**Stated problem:** Nothing outside the range is to be copied. From the entries below, reproduce exactly the lines starting at the one with "Rebuild this chart" and ending at the one with "-2.65, -2.98, -3.40, -3.31, -2.96, -2.70];", without pictures.

--- START OF Provided data ---

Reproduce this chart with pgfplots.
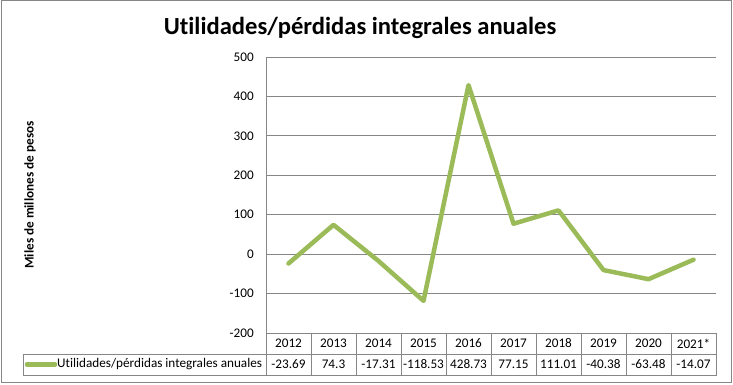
\documentclass[border=0pt]{standalone}
\usepackage{pgfplots}
\pgfplotsset{compat=1.18}
\usepackage{fontspec}
\setmainfont[Ligatures=NoCommon]{Carlito}
\definecolor{serie}{HTML}{9BBB59}
\definecolor{gridc}{HTML}{868686}
\newcommand{\fs}[1]{\fontsize{#1bp}{#1bp}\selectfont}
\begin{document}
\begin{tikzpicture}[x=1bp,y=1bp]
\useasboundingbox (0,0) rectangle (733,384);
\draw[gridc, line width=1bp] (1,1.5) rectangle (731.5,383);
\node[font=\bfseries\fs{24.6}] at (360,356) {Utilidades/pérdidas integrales anuales};
\node[font=\bfseries\fs{13.2}, rotate=90] at (30,189) {Miles de millones de pesos};
\begin{axis}[
  at={(266bp,51bp)}, anchor=south west,
  scale only axis, width=450bp, height=276bp,
  xmin=-0.5, xmax=9.5, ymin=-200, ymax=500,
  xtick=\empty,
  ytick={-200,-100,0,100,200,300,400,500},
  axis x line=none,
  axis y line*=left,
  axis line style={gridc, line width=0.75bp},
  ymajorgrids,
  grid style={gridc, line width=0.75bp},
  major tick length=0pt,
  /pgf/number format/assume math mode=true,
  yticklabel style={font=\fs{13.2}, inner sep=0pt, xshift=-12bp},
  clip=false,
]
\addplot[serie, line width=4.5bp, line join=round, line cap=round] coordinates {
(0,-23.69) (1,74.3) (2,-17.31) (3,-118.53) (4,428.73) (5,77.15) (6,111.01) (7,-40.38) (8,-63.48) (9,-14.07)};
\end{axis}
% data table
\draw[gridc, line width=0.75bp] (266,51) -- (716,51) -- (716,9) -- (23,9) -- (23,30) -- (716,30);
\foreach \k in {0,...,9} {
  \draw[gridc, line width=0.75bp] ({266+45*\k},51) -- ({266+45*\k},9);
}
\foreach \y [count=\i from 0] in {2012,2013,2014,2015,2016,2017,2018,2019,2020,2021*} {
  \node[font=\fs{13.2}] at ({266+45*(\i+0.5)},40.5) {\y};
}
\foreach \v [count=\i from 0] in {-23.69,74.3,-17.31,-118.53,428.73,77.15,111.01,-40.38,-63.48,-14.07} {
  \node[font=\fs{13.2}] at ({266+45*(\i+0.5)},19.5) {\v};
}
\draw[serie, line width=4.5bp, line cap=round] (27,19.5) -- (55,19.5);
\node[font=\fs{13.2}, anchor=west, inner sep=0pt] at (57,19.5) {Utilidades/pérdidas integrales anuales};
\end{tikzpicture}
\end{document}
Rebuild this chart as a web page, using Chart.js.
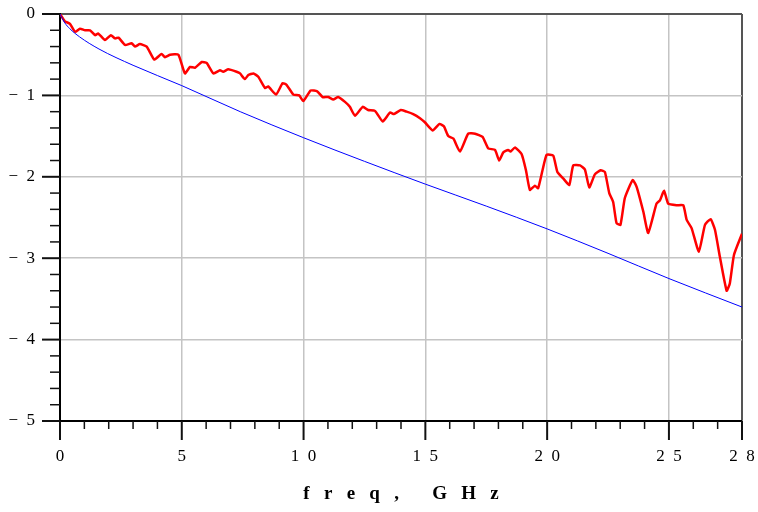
<!DOCTYPE html>
<html>
<head>
<meta charset="UTF-8">
<title>freq, GHz</title>
<script src="https://cdn.jsdelivr.net/npm/chart.js"></script>
<style>
  html, body { margin: 0; padding: 0; background: #fff; }
  #wrap { width: 758px; height: 512px; }
</style>
</head>
<body>
<div id="wrap"><canvas id="c"></canvas></div>
<script>
const redFreq = [0, 0.2, 0.41, 0.62, 0.82, 1.03, 1.23, 1.44, 1.57, 1.85, 2.09, 2.26, 2.4, 2.67, 2.94, 3.08, 3.28, 3.56, 3.87, 4.17,
  4.31, 4.52, 4.86, 5.13, 5.34, 5.54, 5.82, 6.02, 6.3, 6.57, 6.7, 6.91, 7.25, 7.39, 7.59, 7.73, 7.94, 8.14, 8.42, 8.55,
  8.87, 9.14, 9.3, 9.58, 9.82, 9.99, 10.29, 10.56, 10.78, 11.01, 11.22, 11.42, 11.7, 11.9, 12.11, 12.43, 12.65, 12.93, 13.25, 13.55,
  13.71, 13.99, 14.23, 14.5, 14.78, 14.98, 15.3, 15.58, 15.76, 15.94, 16.15, 16.42, 16.76, 17.04, 17.35, 17.58, 17.86, 18.03, 18.2, 18.4,
  18.5, 18.68, 18.95, 19.13, 19.29, 19.5, 19.63, 19.81, 19.98, 20.25, 20.42, 20.66, 20.91, 21.07, 21.35, 21.55, 21.73, 21.96, 22.2, 22.37,
  22.55, 22.71, 22.85, 23.01, 23.19, 23.51, 23.67, 23.95, 24.15, 24.49, 24.63, 24.8, 24.97, 25.32, 25.59, 25.73, 25.93, 26.23, 26.48, 26.71,
  26.89, 27.09, 27.37, 27.5, 27.67, 28];
const redLoss = [0, -0.09, -0.12, -0.22, -0.18, -0.20, -0.20, -0.26, -0.24, -0.32, -0.26, -0.30, -0.29, -0.38, -0.36, -0.40, -0.37, -0.40, -0.56, -0.49,
  -0.53, -0.50, -0.50, -0.73, -0.65, -0.66, -0.59, -0.60, -0.73, -0.69, -0.71, -0.68, -0.71, -0.73, -0.80, -0.75, -0.73, -0.77, -0.91, -0.89,
  -0.99, -0.85, -0.87, -0.99, -1.00, -1.07, -0.94, -0.95, -1.02, -1.02, -1.05, -1.02, -1.08, -1.14, -1.25, -1.14, -1.18, -1.19, -1.32, -1.21,
  -1.23, -1.18, -1.20, -1.23, -1.28, -1.33, -1.43, -1.35, -1.38, -1.50, -1.53, -1.69, -1.47, -1.47, -1.51, -1.65, -1.67, -1.80, -1.70, -1.67,
  -1.69, -1.64, -1.72, -1.92, -2.16, -2.11, -2.14, -1.92, -1.73, -1.74, -1.94, -2.02, -2.10, -1.86, -1.86, -1.91, -2.13, -1.97, -1.92, -1.94,
  -2.20, -2.31, -2.57, -2.59, -2.26, -2.04, -2.12, -2.43, -2.69, -2.33, -2.29, -2.17, -2.33, -2.35, -2.35, -2.53, -2.63, -2.92, -2.59, -2.52,
  -2.65, -2.98, -3.40, -3.31, -2.96, -2.70];

// model trace (blue)
const blueFreq = [0, 0.2, 0.4, 0.8, 1.6, 3, 5, 7.4, 10, 12.5, 15, 17.5, 20, 22.5, 25, 28];
const blueLoss = [0, -0.11, -0.18, -0.28, -0.43, -0.63, -0.88, -1.20, -1.52, -1.81, -2.09, -2.36, -2.64, -2.94, -3.25, -3.60];

const xMajor = [0, 5, 10, 15, 20, 25, 28];
const xLabels = ['0', '5', '1  0', '1  5', '2  0', '2  5', '2  8'];
const yLabels = { '0': '0', '-1': '−  1', '-2': '−  2', '-3': '−  3', '-4': '−  4', '-5': '−  5' };

const isInt = v => Math.abs(v - Math.round(v)) < 1e-6;
const isMajorX = v => xMajor.some(m => Math.abs(m - v) < 1e-6);
const clear = 'rgba(0,0,0,0)';

Chart.defaults.font.family = "'Liberation Serif', serif";
Chart.defaults.color = '#000';

// tick marks: long at labelled values, short in between
const tickMarks = {
  id: 'tickMarks',
  afterDraw(chart) {
    const { ctx, chartArea: a, scales: { x, y } } = chart;
    ctx.save();
    ctx.strokeStyle = '#111';
    x.ticks.forEach(t => {
      const px = x.getPixelForValue(t.value);
      const major = isMajorX(t.value);
      ctx.lineWidth = major ? 2 : 1.5;
      ctx.beginPath();
      ctx.moveTo(px, a.bottom);
      ctx.lineTo(px, a.bottom + (major ? 19 : 8));
      ctx.stroke();
    });
    y.ticks.forEach(t => {
      const py = y.getPixelForValue(t.value);
      const major = isInt(t.value);
      ctx.lineWidth = major ? 2 : 1.5;
      ctx.beginPath();
      ctx.moveTo(a.left, py);
      ctx.lineTo(a.left - (major ? 18 : 10), py);
      ctx.stroke();
    });
    ctx.restore();
  }
};

new Chart(document.getElementById('c'), {
  type: 'line',
  data: {
    datasets: [
      {
        data: blueFreq.map((f, i) => ({ x: f, y: blueLoss[i] })),
        borderColor: '#0000ff',
        borderWidth: 1,
        pointRadius: 0,
        cubicInterpolationMode: 'monotone'
      },
      {
        data: redFreq.map((f, i) => ({ x: f, y: redLoss[i] })),
        borderColor: '#ff0000',
        borderWidth: 2.5,
        pointRadius: 0,
        tension: 0.15
      }
    ]
  },
  options: {
    responsive: true,
    maintainAspectRatio: false,
    animation: false,
    layout: { padding: { left: 0, top: 14, right: 16, bottom: 0 } },
    plugins: { legend: { display: false }, tooltip: { enabled: false } },
    scales: {
      x: {
        type: 'linear',
        min: 0,
        max: 28,
        afterFit: s => { s.height = 91; },
        afterBuildTicks: s => {
          s.ticks = [];
          for (let v = 0; v <= 28; v++) s.ticks.push({ value: v });
        },
        ticks: {
          autoSkip: false,
          maxRotation: 0,
          padding: 0,
          font: { size: 17 },
          callback: v => {
            const i = xMajor.findIndex(m => Math.abs(m - v) < 1e-6);
            return i >= 0 ? xLabels[i] : '';
          }
        },
        grid: {
          drawTicks: true,
          tickLength: 25,
          tickColor: clear,
          color: c => {
            const v = c.tick && c.tick.value;
            if (Math.abs(v - 28) < 1e-6) return '#555';
            return (v % 5 === 0 && v !== 0) ? '#c4c4c4' : clear;
          },
          lineWidth: c => (c.tick && Math.abs(c.tick.value - 28) < 1e-6) ? 2 : 1.5
        },
        border: { display: true, color: '#000', width: 2 },
        title: {
          display: true,
          text: 'f   r   e   q   ,       G   H   z',
          font: { size: 19, weight: 'bold' },
          padding: { top: 0, bottom: 7 }
        }
      },
      y: {
        min: -5,
        max: 0,
        afterFit: s => { s.width = 60; },
        afterBuildTicks: s => {
          s.ticks = [];
          for (let k = -25; k <= 0; k++) s.ticks.push({ value: k / 5 });
        },
        ticks: {
          autoSkip: false,
          padding: 0,
          font: { size: 17 },
          callback: v => isInt(v) ? yLabels[String(Math.round(v))] : ''
        },
        grid: {
          drawTicks: true,
          tickLength: 25,
          tickColor: clear,
          color: c => {
            const v = c.tick && c.tick.value;
            if (Math.abs(v) < 1e-6) return '#555';
            return (isInt(v) && Math.round(v) !== -5) ? '#c4c4c4' : clear;
          },
          lineWidth: c => (c.tick && Math.abs(c.tick.value) < 1e-6) ? 2 : 1.5
        },
        border: { display: true, color: '#000', width: 2 }
      }
    }
  },
  plugins: [tickMarks]
});
</script>
</body>
</html>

--- END OF Provided data ---

**Answer for this exercise:**
Rebuild this chart as a web page, using Chart.js.
<!DOCTYPE html>
<html>
<head>
<meta charset="UTF-8">
<title>freq, GHz</title>
<script src="https://cdn.jsdelivr.net/npm/chart.js"></script>
<style>
  html, body { margin: 0; padding: 0; background: #fff; }
  #wrap { width: 758px; height: 512px; }
</style>
</head>
<body>
<div id="wrap"><canvas id="c"></canvas></div>
<script>
const redFreq = [0, 0.2, 0.41, 0.62, 0.82, 1.03, 1.23, 1.44, 1.57, 1.85, 2.09, 2.26, 2.4, 2.67, 2.94, 3.08, 3.28, 3.56, 3.87, 4.17,
  4.31, 4.52, 4.86, 5.13, 5.34, 5.54, 5.82, 6.02, 6.3, 6.57, 6.7, 6.91, 7.25, 7.39, 7.59, 7.73, 7.94, 8.14, 8.42, 8.55,
  8.87, 9.14, 9.3, 9.58, 9.82, 9.99, 10.29, 10.56, 10.78, 11.01, 11.22, 11.42, 11.7, 11.9, 12.11, 12.43, 12.65, 12.93, 13.25, 13.55,
  13.71, 13.99, 14.23, 14.5, 14.78, 14.98, 15.3, 15.58, 15.76, 15.94, 16.15, 16.42, 16.76, 17.04, 17.35, 17.58, 17.86, 18.03, 18.2, 18.4,
  18.5, 18.68, 18.95, 19.13, 19.29, 19.5, 19.63, 19.81, 19.98, 20.25, 20.42, 20.66, 20.91, 21.07, 21.35, 21.55, 21.73, 21.96, 22.2, 22.37,
  22.55, 22.71, 22.85, 23.01, 23.19, 23.51, 23.67, 23.95, 24.15, 24.49, 24.63, 24.8, 24.97, 25.32, 25.59, 25.73, 25.93, 26.23, 26.48, 26.71,
  26.89, 27.09, 27.37, 27.5, 27.67, 28];
const redLoss = [0, -0.09, -0.12, -0.22, -0.18, -0.20, -0.20, -0.26, -0.24, -0.32, -0.26, -0.30, -0.29, -0.38, -0.36, -0.40, -0.37, -0.40, -0.56, -0.49,
  -0.53, -0.50, -0.50, -0.73, -0.65, -0.66, -0.59, -0.60, -0.73, -0.69, -0.71, -0.68, -0.71, -0.73, -0.80, -0.75, -0.73, -0.77, -0.91, -0.89,
  -0.99, -0.85, -0.87, -0.99, -1.00, -1.07, -0.94, -0.95, -1.02, -1.02, -1.05, -1.02, -1.08, -1.14, -1.25, -1.14, -1.18, -1.19, -1.32, -1.21,
  -1.23, -1.18, -1.20, -1.23, -1.28, -1.33, -1.43, -1.35, -1.38, -1.50, -1.53, -1.69, -1.47, -1.47, -1.51, -1.65, -1.67, -1.80, -1.70, -1.67,
  -1.69, -1.64, -1.72, -1.92, -2.16, -2.11, -2.14, -1.92, -1.73, -1.74, -1.94, -2.02, -2.10, -1.86, -1.86, -1.91, -2.13, -1.97, -1.92, -1.94,
  -2.20, -2.31, -2.57, -2.59, -2.26, -2.04, -2.12, -2.43, -2.69, -2.33, -2.29, -2.17, -2.33, -2.35, -2.35, -2.53, -2.63, -2.92, -2.59, -2.52,
  -2.65, -2.98, -3.40, -3.31, -2.96, -2.70];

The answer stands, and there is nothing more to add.